Колдун проживал за сотню верст от Пскова, во Вреве, одном из городов бывшей Псковской вечевой республики, который еще в позднем средневековье сжался по неизвестным причинам до размера деревеньки. Экспедиция, снаряженная местными боярами, добиралась до кудесника три дня и три ночи, и на обратном пути только чудом опередила надвигающееся на Псков опричное войско.

– А это из какого источника? – Интересуется “историк”.

– Из фольклорных записей Сергея Малиновского. Он был наш студент. Не слышали про такого? – Очкарик отрицательно мотает головой. – Предания, собранные им, не встречаются в других источниках, и содержат ряд деталей, впоследствии подтвержденных археологами. Подобная точность, вообще говоря, не характерна для народных жанров.

Доцент добавил, что записи передала в институт сестра Малиновского еще в 1924 году, но в одном из текстов, к примеру, детально описано расположение пятнадцати храмов Довмонтова города. В те годы сам факт существования этих церквей ставился учеными под вопрос, но раскопки послевоенных лет показали правоту описаний.

Хотя информация о сокровищах, спрятанных на третьем ярусе Гремячей башни, равно как и в палисаде дома Карамышева на теперешней улице Советской не подтвердилась, в 1959 г. на территории Кутузовского сквера при земляных работах был обнаружен клад, число монет в котором – 6769 – совпало до единицы с тем, что указано в тексте.

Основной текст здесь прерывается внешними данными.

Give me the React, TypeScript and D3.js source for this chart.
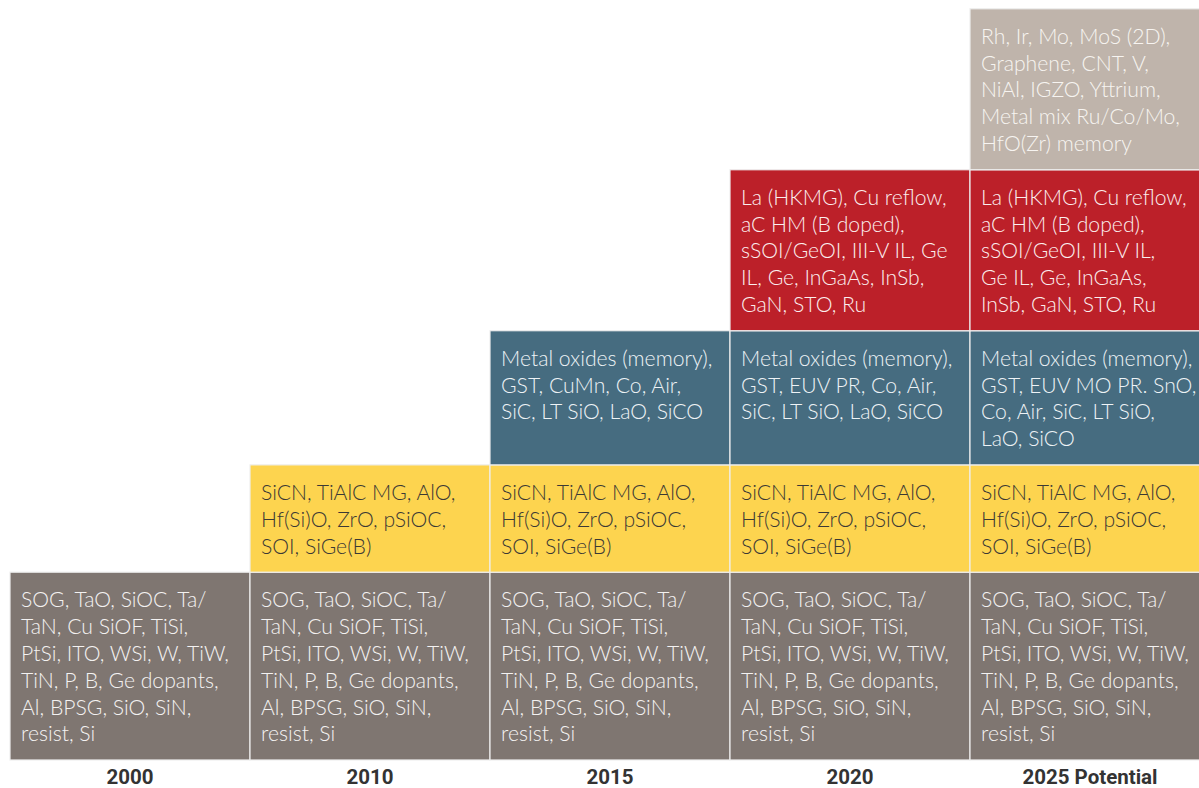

Согласно преданию, деньги принадлежали купцу Авдею Прокопьевичу Собакину, жившему в Пскове в XVII веке. В феврале 1650 года, когда из-за резкого роста цен на хлеб в городе начались волнения, он захоронил часть своего состояние в серебре на Новом Торгу, площадь которого в наше время занимают несколько зданий улиц Ленина и Некрасова и Кутузовский сквер. Скоро начались грабежи, и Собакин, оказавший сопротивление банде мятежных стрельцов, был убит вместе с семьей. Город перешел в руки бунтовщиков. После трехмесячной осады войсками царского воеводы Хованского Псковское восстание было подавлено, а серебро купца Собакина, о котором больше не ведала ни одна живая душа, так и осталось лежать в земле.

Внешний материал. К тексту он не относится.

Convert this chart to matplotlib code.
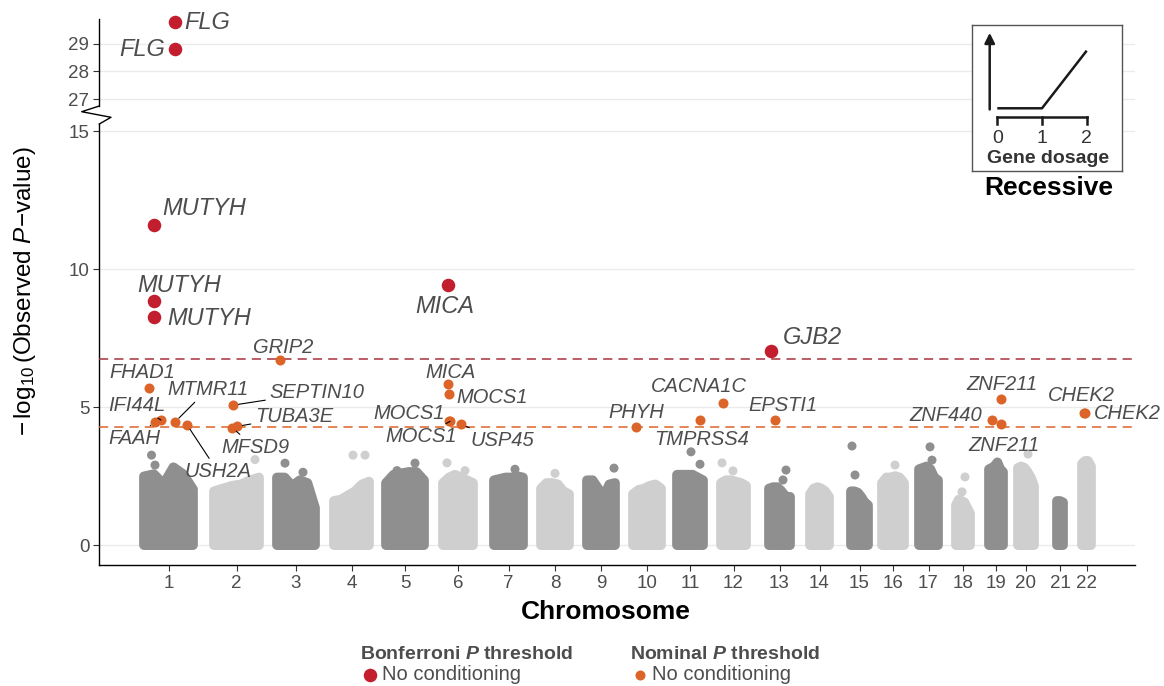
import numpy as np
import matplotlib
matplotlib.use("Agg")
import matplotlib.pyplot as plt

plt.rcParams["font.family"] = ["Liberation Sans", "DejaVu Sans"]
plt.rcParams["mathtext.fontset"] = "custom"
plt.rcParams["mathtext.rm"] = "Liberation Sans"
plt.rcParams["mathtext.it"] = "Liberation Sans:italic"
plt.rcParams["mathtext.bf"] = "Liberation Sans:bold"
plt.rcParams["mathtext.bfit"] = "Liberation Sans:italic:bold"

# ---------------- data ----------------
chromosomes = [str(i) for i in range(1, 23)]
# cumulative genomic span of each chromosome (plot position units)
chrom_start = [45, 115, 178, 235, 287, 344, 395, 442, 488, 534, 578,
               622, 670, 711, 752, 783, 820, 857, 890, 919, 958, 983]
chrom_end = [94, 160, 216, 270, 325, 374, 424, 470, 516, 562, 604,
             647, 691, 730, 769, 805, 839, 871, 904, 935, 964, 992]

# upper envelope (-log10 P) of the dense cloud of non-significant tests
cloud_profile = [
    [2.49, 2.57, 2.21, 2.82, 2.57, 2.02],
    [1.95, 2.05, 2.15, 2.20, 2.35, 2.45],
    [2.45, 2.45, 2.15, 2.35, 2.25, 1.35],
    [1.60, 1.65, 1.80, 1.95, 2.20, 2.30],
    [2.25, 2.55, 2.60, 2.65, 2.65, 2.35],
    [2.25, 2.45, 2.55, 2.45, 2.35, 2.25],
    [2.35, 2.40, 2.45, 2.45, 2.50, 2.45],
    [2.05, 2.25, 2.25, 2.20, 1.95, 1.85],
    [2.35, 2.35, 2.05, 1.75, 2.20, 2.25],
    [1.85, 2.00, 2.05, 2.15, 2.20, 2.05],
    [2.55, 2.55, 2.55, 2.55, 2.45, 2.35],
    [2.25, 2.35, 2.35, 2.30, 2.25, 2.15],
    [2.05, 2.10, 2.10, 1.95, 1.75, 1.75],
    [1.85, 2.05, 2.10, 2.05, 1.95, 1.75],
    [1.95, 1.95, 1.90, 1.75, 1.55, 1.45],
    [2.25, 2.45, 2.45, 2.50, 2.45, 2.25],
    [2.75, 2.80, 2.85, 2.75, 2.45, 2.35],
    [1.45, 1.65, 1.60, 1.55, 1.35, 1.15],
    [2.75, 2.80, 2.85, 3.00, 2.75, 2.65],
    [2.80, 2.85, 2.80, 2.65, 2.45, 2.15],
    [1.60, 1.60, 1.55],
    [2.95, 3.05, 3.05, 2.85],
]

# isolated background tests above the cloud
bg_chrom = [1, 1, 2, 3, 3, 4, 4, 5, 5, 6, 6, 7, 8, 9, 11, 11, 12, 12, 13, 13,
            15, 15, 16, 17, 17, 18, 18, 20]
bg_pos = [52.5, 56, 156, 186, 204, 254, 266, 316, 298, 348, 366, 416, 456, 515,
          592, 601, 623, 634, 687, 684, 753, 756, 796, 831, 833, 866, 863, 929]
bg_logp = [3.26, 2.90, 3.10, 2.97, 2.64, 3.26, 3.26, 2.97, 2.70, 2.98, 2.70,
           2.75, 2.60, 2.79, 3.38, 2.93, 2.98, 2.69, 2.72, 2.36, 3.59, 2.54,
           2.90, 3.56, 3.08, 2.47, 1.93, 3.30]

# Bonferroni-significant genes
bonf_genes = ["FLG", "FLG", "MUTYH", "MUTYH", "MUTYH", "MICA", "GJB2"]
bonf_pos = [76, 76, 55, 55, 55, 349, 672]
bonf_logp = [29.8, 28.8, 11.59, 8.84, 8.26, 9.42, 7.05]

# nominally significant genes
nom_genes = ["GRIP2", "FHAD1", "SEPTIN10", "IFI44L", "FAAH", "MTMR11", "USH2A",
             "TUBA3E", "MFSD9", "MICA", "MOCS1", "MOCS1", "MOCS1", "USP45",
             "PHYH", "TMPRSS4", "CACNA1C", "EPSTI1", "ZNF211", "ZNF440",
             "ZNF211", "CHEK2", "CHEK2"]
nom_pos = [181, 50, 134, 62, 56, 76, 88, 138, 133, 349, 350, 350, 351, 362,
           537, 601, 624, 676, 902, 893, 902, 985, 986]
nom_logp = [6.70, 5.68, 5.07, 4.53, 4.47, 4.46, 4.36, 4.30, 4.26, 5.83, 5.47,
            4.50, 4.48, 4.37, 4.29, 4.55, 5.16, 4.52, 5.29, 4.55, 4.38, 4.79, 4.79]

bonf_threshold = 6.76
nominal_threshold = 4.27

y_ticks = [0, 5, 10, 15, 27, 28, 29]

# inset schematic: recessive dosage model
dosage = [0, 1, 2]
effect = [0, 0, 1]

# ---------------- layout (label placement, pixels) ----------------
bonf_label_off = [(32, -1), (-33, 0), (50, 17), (25, 16), (55, -1), (-3, -21), (41, 13)]
nom_label_off = [(3, 13), (-7, 16), (84, 13), (-24, 15), (-21, -17), (33, 33),
                 (31, -47), (57, 10), (23, -20), (2, 12), (43, -3), (-40, 7),
                 (-29, -15), (41, -16), (0, 14), (2, -20), (-24, 16), (8, 15),
                 (1, 15), (-46, 4), (3, -21), (-3, 17), (42, -1)]
nom_leader = [False, False, True, True, True, True, True, True, True, False,
              False, False, True, True, False, False, False, False, False,
              False, False, False, False]

RED = "#c21e2e"
ORANGE = "#dc6428"
DARK = "#8f8f8f"
LIGHT = "#cfcfcf"
TXT = "#4d4d4d"

# ---------------- broken y scale ----------------
GAP = 1.16
def fwd(v):
    v = np.asarray(v, dtype=float)
    return np.where(v <= 15, v,
                    np.where(v >= 27, v - 12 + GAP, 15 + (v - 15) * GAP / 12))

def inv(t):
    t = np.asarray(t, dtype=float)
    return np.where(t <= 15, t,
                    np.where(t >= 15 + GAP, t + 12 - GAP, 15 + (t - 15) * 12 / GAP))

W, H = 1164, 686
fig = plt.figure(figsize=(W / 100, H / 100), dpi=100)
ax = fig.add_axes([99 / W, (H - 565) / H, 1036 / W, 546 / H])
ax.set_yscale("function", functions=(fwd, inv))
ax.set_xlim(0, 1036)
ax.set_ylim(-0.72, 29.9)

for s in ["top", "right", "left"]:
    ax.spines[s].set_visible(False)
ax.spines["bottom"].set_linewidth(1.0)

ax.set_yticks(y_ticks)
ax.set_yticklabels([str(t) for t in y_ticks])
centers = [(a + b) / 2 for a, b in zip(chrom_start, chrom_end)]
ax.set_xticks(centers)
ax.set_xticklabels(chromosomes)
ax.tick_params(axis="both", labelsize=13.5, labelcolor=TXT, color="#333333",
               length=4, width=0.8, pad=3)
ax.yaxis.grid(True, color="#ebebeb", lw=1.0)
ax.set_axisbelow(True)

# left axis line with break mark
yb = lambda p: (565 - p) / 546
xb = lambda p: (p - 99) / 1036
ax.plot([0, 0], [0, yb(124)], transform=ax.transAxes, color="black", lw=1.0, clip_on=False)
ax.plot([0, 0], [yb(106), 1], transform=ax.transAxes, color="black", lw=1.0, clip_on=False)
ax.plot([xb(99.3), xb(81.7), xb(111), xb(99.3)], [yb(106), yb(111.7), yb(117.3), yb(124)],
        transform=ax.transAxes, color="black", lw=1.0, clip_on=False)

# background cloud
for i, (a, b, prof) in enumerate(zip(chrom_start, chrom_end, cloud_profile)):
    c = DARK if i % 2 == 0 else LIGHT
    xs = np.linspace(a, b, len(prof))
    ax.fill(np.r_[a, xs, b], np.r_[0, prof, 0], facecolor=c, edgecolor=c,
            lw=7, joinstyle="round", zorder=2)
bg_col = [DARK if (c - 1) % 2 == 0 else LIGHT for c in bg_chrom]
ax.scatter(bg_pos, bg_logp, s=42, c=bg_col, lw=0, zorder=2)

# thresholds
ax.axhline(bonf_threshold, color="#a8323c", lw=1.1, ls=(0, (6, 4)), zorder=3)
ax.axhline(nominal_threshold, color=ORANGE, lw=1.1, ls=(0, (6, 4)), zorder=3)

# significant points
sc_nom = ax.scatter(nom_pos, nom_logp, s=52, c=ORANGE, lw=0, zorder=4,
                    label="No conditioning")
sc_bonf = ax.scatter(bonf_pos, bonf_logp, s=95, c=RED, lw=0, zorder=5,
                     label="No conditioning", clip_on=False)

for g, x, y, off in zip(bonf_genes, bonf_pos, bonf_logp, bonf_label_off):
    ax.annotate(g, (x, y), xytext=off, textcoords="offset pixels", ha="center",
                va="center", fontsize=17, style="italic", color=TXT, zorder=6,
                annotation_clip=False)
for g, x, y, off, ld in zip(nom_genes, nom_pos, nom_logp, nom_label_off, nom_leader):
    ap = dict(arrowstyle="-", color="black", lw=0.8, shrinkA=1, shrinkB=4) if ld else None
    ax.annotate(g, (x, y), xytext=off, textcoords="offset pixels", ha="center",
                va="center", fontsize=14.5, style="italic", color=TXT, zorder=6,
                arrowprops=ap)

# axis titles
fig.text(606 / W, 1 - 612 / H, "Chromosome", ha="center", va="center",
         fontsize=19, fontweight="bold")
fig.text(25 / W, 1 - 291 / H, r"$-\,\log_{10}$(Observed $P$$-$value)", ha="center",
         va="center", rotation=90, fontsize=17.5)

# legends
leg_kw = dict(loc="upper left", frameon=False, alignment="left", fontsize=14.5,
              title_fontproperties={"weight": "bold", "size": 14},
              handletextpad=0.1, handlelength=1.0, borderpad=0,
              labelcolor=TXT, labelspacing=0.1)
leg1 = fig.legend(handles=[sc_bonf], labels=["No conditioning"],
                  title=r"Bonferroni $\mathbfit{P}$ threshold",
                  bbox_to_anchor=(350 / W, 1 - 636 / H), **leg_kw)
leg1.get_title().set_color(TXT)
leg2 = fig.legend(handles=[sc_nom], labels=["No conditioning"],
                  title=r"Nominal $\mathbfit{P}$ threshold",
                  bbox_to_anchor=(620 / W, 1 - 636 / H), **leg_kw)
leg2.get_title().set_color(TXT)

# inset schematic
iax = fig.add_axes([972 / W, 1 - 171 / H, 150 / W, 146 / H], zorder=10)
iax.set_facecolor("white")
iax.set_xlim(-0.566, 2.79)
iax.set_ylim(-1.089, 1.446)
iax.set_xticks([])
iax.set_yticks([])
for s in iax.spines.values():
    s.set_color("#555555")
    s.set_linewidth(1.0)
iax.plot(dosage, effect, color="#1a1a1a", lw=1.8, solid_capstyle="butt")
iax.annotate("", xy=(-0.17, 1.31), xytext=(-0.17, -0.02),
             arrowprops=dict(arrowstyle="-|>,head_length=0.6,head_width=0.3",
                             color="#1a1a1a", lw=1.8, shrinkA=0, shrinkB=0))
iax.plot([dosage[0], dosage[-1]], [-0.156, -0.156], color="#1a1a1a", lw=1.8)
for d in dosage:
    iax.plot([d, d], [-0.156, -0.27], color="#1a1a1a", lw=1.8)
    iax.text(d, -0.52, str(d), ha="center", va="center", fontsize=14, color="#333333")
iax.text(1.13, -0.88, "Gene dosage", ha="center", va="center", fontsize=14,
         fontweight="bold", color="#333333")
fig.text(1049 / W, 1 - 188 / H, "Recessive", ha="center", va="center",
         fontsize=19, fontweight="bold")

fig.savefig("out.png", dpi=100)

– Так откуда она про аборт выяснила? – Снова доносится сзади.

– А ты в Изборске была? Там все всё знают – в нем, кроме крепости, одна улица.

– Отвечать ей будешь?

Викуша молчит. Мнения позади разделяются: одни считают, что ответить надо, другие – что нет. Аудиторию потихоньку заполняет щебет девичьей массы. Оля демонстративно прислушивается к Велесову, склонив голову набок и выставив вперед миниатюрное ушко.

Тот же, взглянув на часы, торопливо сообщает, что “формы глаголов настоящего времени образовывались в древнерусском языке от основ настоящего времени с помощью личных окончаний”. На доске под мягкое шуршание мела появляются словоформы:

Глаголати – Глаголе – Глаголеши – Глаголет

Плакати – Плаче – Плачеши – Плачет

Хотети – Хоче – Хочеши – Хочет

Девочки, утихомирившись, перерисовывают буквы с доски.

Стоит мне на короткий миг прикрыть глаза, как в ухо, копируя округлый певучий говор лектора, раздается шепот:

– Хочеши мя, Иван?

Я пытаюсь сказать решительно “нет”, но губы как будто слиплись.

– Хочеши мя?

Не дождавшись ответа, снизу на бедро мне ложится ладонь и без прелюдий шершаво скользит выше. Когда ей удается совладать с “молнией”, я вздрагиваю от ледяного прикосновения, но скоро сам подаюсь навстречу ласкам.

Уже почти на пределе я открываю глаза и, глядя на руку ублажательницы, покрытую черным струпьями и сочащуюся сукровицей, содрогаюсь от омерзения. Поняв на ощупь, что продолжать бесполезно, она сползает вниз, напоследок нежно проведя вдоль по коже коричневыми ноготками.